Until mid-December, I'll be studying Spanish and traveling around in Central America. My girlfriend Isolde and I quit our journalist jobs in Western Washington to have this little adventure. It should be quite the time; hopefully you'll enjoy the read.

11/04/2006

Few thoughts

As you, dear reader, already know, Isolde and I have arrived in Nicaragua. We got into Managua on Wednesday, Nov. 1, and have since settled into Granada. Rather than give you the play-by-play of our trip here -- which would go something like sat on bus, slept, sat on bus, hustled through scary streets, slept, got in cab, sat on smaller bus, arrived -- here are some thoughts and experiences from the past week.

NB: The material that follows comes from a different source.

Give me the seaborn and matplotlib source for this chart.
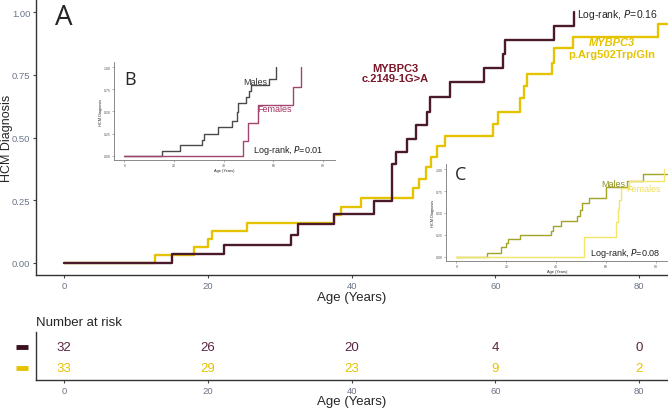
import numpy as np
import pandas as pd
import matplotlib
matplotlib.use("Agg")
import matplotlib.pyplot as plt
import matplotlib.transforms as mtransforms
import seaborn as sns

# Main curves (A)
splice_age = [0, 15.0, 22.2, 31.5, 32.5, 37.6, 43.1, 45.6, 46.2, 47.7, 49.0, 50.5, 50.9, 53.7, 58.4, 61.0, 61.3, 68.2, 70.9]
splice_val = [0, 0.034, 0.07, 0.11, 0.155, 0.195, 0.245, 0.394, 0.441, 0.494, 0.55, 0.60, 0.663, 0.72, 0.777, 0.833, 0.89, 0.943, 1.0]
arg_age = [0, 12.6, 18.1, 20.0, 20.6, 25.5, 37.6, 38.5, 41.3, 48.6, 49.4, 50.4, 51.0, 51.9, 53.0, 59.7, 60.3, 63.4, 64.0, 64.4, 67.8, 68.1, 70.8, 82.6, 84.0]
arg_val = [0, 0.032, 0.064, 0.096, 0.129, 0.158, 0.19, 0.225, 0.259, 0.297, 0.335, 0.381, 0.421, 0.465, 0.507, 0.554, 0.603, 0.656, 0.704, 0.753, 0.798, 0.855, 0.899, 0.952, 0.952]

# Inset B (splice carriers by sex)
b_male_age = [0, 15.1, 22.4, 31.3, 32.0, 37.7, 43.3, 45.3, 45.6, 48.8, 50.1, 51.1, 58.4, 61.1]
b_male_val = [0, 0.057, 0.117, 0.18, 0.25, 0.32, 0.388, 0.49, 0.59, 0.66, 0.73, 0.80, 0.87, 1.0]
b_fem_age = [0, 47.9, 49.7, 53.7, 68.0, 71.3]
b_fem_val = [0, 0.17, 0.37, 0.57, 0.78, 1.0]

# Inset C (Arg502 carriers by sex)
c_male_age = [0, 12.4, 17.9, 19.8, 20.7, 25.5, 37.8, 38.8, 42.1, 48.4, 49.5, 50.4, 53.3, 60.0, 68.4, 74.8, 84.5]
c_male_val = [0, 0.045, 0.107, 0.156, 0.205, 0.243, 0.295, 0.352, 0.409, 0.47, 0.534, 0.618, 0.668, 0.795, 0.868, 0.94, 0.94]
c_fem_age = [0, 51.1, 64.0, 64.6, 65.2, 65.8, 69.0, 83.0]
c_fem_val = [0, 0.227, 0.40, 0.55, 0.65, 0.79, 0.87, 1.0]

# Number at risk
risk_times = [0, 20, 40, 60, 80]
risk_splice = [32, 26, 20, 4, 0]
risk_arg = [33, 29, 23, 9, 2]

DARK = "#4a1a2c"
DARK_TXT = "#7a1628"
GOLD = "#e6c300"
TICK_C = "#6b7588"

sns.set_style("white")
plt.rcParams['font.family'] = ['Liberation Sans Narrow', 'Liberation Sans', 'DejaVu Sans']

fig = plt.figure(figsize=(6.68, 4.10), dpi=100)
ax = fig.add_axes([36/668, 1-276/410, 632/668, 276/410])

def steps(a, x, y, color, lw):
    df = pd.DataFrame({"age": x, "val": y})
    sns.lineplot(data=df, x="age", y="val", ax=a, color=color, lw=lw,
                 drawstyle="steps-post", estimator=None, sort=False)

steps(ax, arg_age, arg_val, GOLD, 1.7)
steps(ax, splice_age, splice_val, DARK, 1.7)

ax.set_xlim(-3.9, 84.0)
ax.set_ylim(-0.048, 1.052)
ax.set_xticks([0, 20, 40, 60, 80])
ax.set_yticks([0, 0.25, 0.5, 0.75, 1.0])
ax.set_yticklabels(["0.00", "0.25", "0.50", "0.75", "1.00"])
ax.tick_params(axis="both", labelsize=6.8, labelcolor=TICK_C, color="#444444",
               length=2.5, width=0.8, direction="out", left=True, bottom=True, pad=1.5)
ax.set_xlabel("Age (Years)", fontsize=9.5, labelpad=1)
ax.set_ylabel("HCM Diagnosis", fontsize=9)
ax.yaxis.set_label_coords(-0.037, 0.5)
for s in ["top", "right"]:
    ax.spines[s].set_visible(False)
for s in ["left", "bottom"]:
    ax.spines[s].set_color("#333333")
    ax.spines[s].set_linewidth(1.0)

ax.text(0.03, 0.935, "A", transform=ax.transAxes, fontsize=20, va="center", ha="left",
        family=["Open Sans", "DejaVu Sans"])
ax.text(0.856, 0.946, "Log-rank, $\\it{P}$=0.16", transform=ax.transAxes, fontsize=7.5,
        va="center", ha="left")
ax.text(0.568, 0.732, "MYBPC3\nc.2149-1G>A", transform=ax.transAxes, fontsize=8,
        fontweight="bold", color=DARK_TXT, ha="center", va="center", linespacing=1.1)
ax.text(0.911, 0.844, "MYBPC3", transform=ax.transAxes, fontsize=8, fontweight="bold",
        fontstyle="italic", color=GOLD, ha="center", va="center")
ax.text(0.911, 0.80, "p.Arg502Trp/Gln", transform=ax.transAxes, fontsize=8,
        fontweight="bold", color=GOLD, ha="center", va="center")

def inset(rect, male_x, male_y, fem_x, fem_y, mcol, fcol, letter, mlab, flab, ptxt):
    a = fig.add_axes(rect)
    a.set_facecolor("none")
    steps(a, male_x, male_y, mcol, 1.0)
    steps(a, fem_x, fem_y, fcol, 1.0)
    a.set_xlim(-4.2, 84.8)
    a.set_ylim(-0.05, 1.06)
    a.set_xticks([0, 20, 40, 60, 80])
    a.set_yticks([0, 0.25, 0.5, 0.75, 1.0])
    a.set_yticklabels(["0.00", "0.25", "0.50", "0.75", "1.00"])
    a.tick_params(labelsize=2.5, labelcolor="#555555", length=1.2, width=0.4,
                  color="#777777", left=True, bottom=True, pad=1)
    a.set_xlabel("Age (Years)", fontsize=2.8, labelpad=1)
    a.set_ylabel("HCM Diagnosis", fontsize=2.8, labelpad=1)
    for s in ["top", "right"]:
        a.spines[s].set_visible(False)
    for s in ["left", "bottom"]:
        a.spines[s].set_color("#777777")
        a.spines[s].set_linewidth(0.6)
    a.text(letter[1], letter[2], letter[0], transform=a.transAxes, fontsize=13,
           va="center", ha="left", family=["Open Sans", "DejaVu Sans"])
    a.text(mlab[1], mlab[2], mlab[0], transform=a.transAxes, fontsize=6.5,
           color=mlab[3], ha="center", va="center")
    a.text(flab[1], flab[2], flab[0], transform=a.transAxes, fontsize=6.5,
           color=flab[3], ha="center", va="center")
    a.text(ptxt[1], ptxt[2], ptxt[0], transform=a.transAxes, fontsize=6.5,
           color="#222222", ha="left", va="center")
    return a

inset([114/668, 1-161/410, 221/668, 98/410], b_male_age, b_male_val, b_fem_age, b_fem_val,
      "#4a4a4a", "#a3466f",
      ("B", 0.045, 0.83), ("Males", 0.638, 0.806, "#333333"),
      ("Females", 0.724, 0.53, "#a3335f"), ("Log-rank, $\\it{P}$=0.01", 0.629, 0.105))

inset([446/668, 1-262/410, 222/668, 97/410], c_male_age, c_male_val, c_fem_age, c_fem_val,
      "#a3a325", "#f3e46a",
      ("C", 0.04, 0.895), ("Males", 0.754, 0.804, "#8f8f1c"),
      ("Females", 0.889, 0.75, "#f0df55"), ("Log-rank, $\\it{P}$=0.08", 0.649, 0.086))

# risk table
axr = fig.add_axes([36/668, 1-381/410, 632/668, 48/410])
axr.set_xlim(-3.9, 84.0)
axr.set_ylim(0.44, 2.69)
for t, n in zip(risk_times, risk_splice):
    axr.text(t, 2, str(n), color="#5a2340", fontsize=9.5, ha="center", va="center")
for t, n in zip(risk_times, risk_arg):
    axr.text(t, 1, str(n), color=GOLD, fontsize=9.5, ha="center", va="center")
blend = mtransforms.blended_transform_factory(axr.transAxes, axr.transData)
axr.plot([-0.032, -0.012], [2, 2], color="#3a0f1e", lw=3.5, transform=blend, clip_on=False,
         solid_capstyle="butt")
axr.plot([-0.032, -0.012], [1, 1], color=GOLD, lw=3.5, transform=blend, clip_on=False,
         solid_capstyle="butt")
axr.set_xticks([0, 20, 40, 60, 80])
axr.set_yticks([])
axr.tick_params(axis="x", labelsize=6.8, labelcolor=TICK_C, color="#444444",
                length=2.5, width=0.8, bottom=True, pad=1.5)
axr.set_xlabel("Age (Years)", fontsize=9.5, labelpad=0)
axr.set_title("Number at risk", loc="left", fontsize=9.5, pad=5)
for s in ["top", "right"]:
    axr.spines[s].set_visible(False)
for s in ["left", "bottom"]:
    axr.spines[s].set_color("#333333")
    axr.spines[s].set_linewidth(1.0)

fig.savefig("out.png", dpi=100)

La Vida Zona Viva, or Guatemala City as white, urban America

Guatemala City's Zona 10 is a weird, little oasis. It's a shinny 20-block zone vaguely reminiscent of University Village. The whole area is hospital clean, and squatty, sprawling glass skyscrapers dominate the scene. The U.S. embassy is here. So is the Citigroup building, as is another Guatemalan bank that went under a few weeks back. Everything costs a lot, like U.S. a lot. The police smile at you. The hookers do not.

Bad bus movie

United 93 should not be shown on any form of public transportation. Not on planes or trains. Not on buses running between Central American capitals. People should be able to choose whether they see movies about terrorists and doomed flights. It should not be forced on them by cruel Tica Bus a.v. directors. It's scary. Additionally, it should not be followed by Waynes Brothers movies about criminal midgets. I'll write a letter later.

The U.S. dollar

Why El Salvador decided to adopt the dollar is beyond me. But it was a nice taste of home to spend a few Washingtons in a very un-American city.

Rebuilding

At one time, Managua had a beautiful colonial city center. Or so I'm told. An earthquake leveled it completely in 1972. Instead of rebuilding, the Somoza dictatorship elected to call it a park and leave it ruined. Now the Nicaraguan capital is sprawling mess surrounding nothing. I guess it's a lot like Houston that way.

Pink

In order to soften his image, Daniel Ortega, the Sandinista leader, has chosen pink as his official color. His supporters still rock the red and black, but most of his signs are printed in a nearly girlish pink. This puts Oliver North and our President in the awkward position of opposing a man whose propaganda resembles an advertising campaign for new feminine hygene products.

He can't get worse

Nicaraguan voters will be going to the polls tommorow to decide who their next president can be. Many of them seem ready to vote for Daniel Ortega. His opponents refer to him as Comandante Ortega, a reference to the days when he was curtailing civil liberties and enforcing his will be none-to-nice means during the Contra war of the 1980s. His supporters call him Daniel. Those Isolde and I have spoken with have offered little to justify their like of the man. Mostly, they say he can't do much worse.

Granada

It's a great town. Rotten with tourists, it looks like the colonial city most travelers in Central America would hope to see. The people are kind, the streets well lit. No one's drinking now -- three days of enforced sobriety surround the presidential election -- but the bars are nice enough. And it's warm, unlike Guatemala.

Journalating

Nicaragua is packed with journalists right now. I ran into the Rueters people yesterday. They were arguing with a cab driver about how much it would cost for him to drive them to rich Americans homes for a story about how much rich Americans worry that Ortega will win. We met the NY Times stringer in Managua. She was very nice, as was her boyfriend and his Sandanista flag. Fun times to be a writer.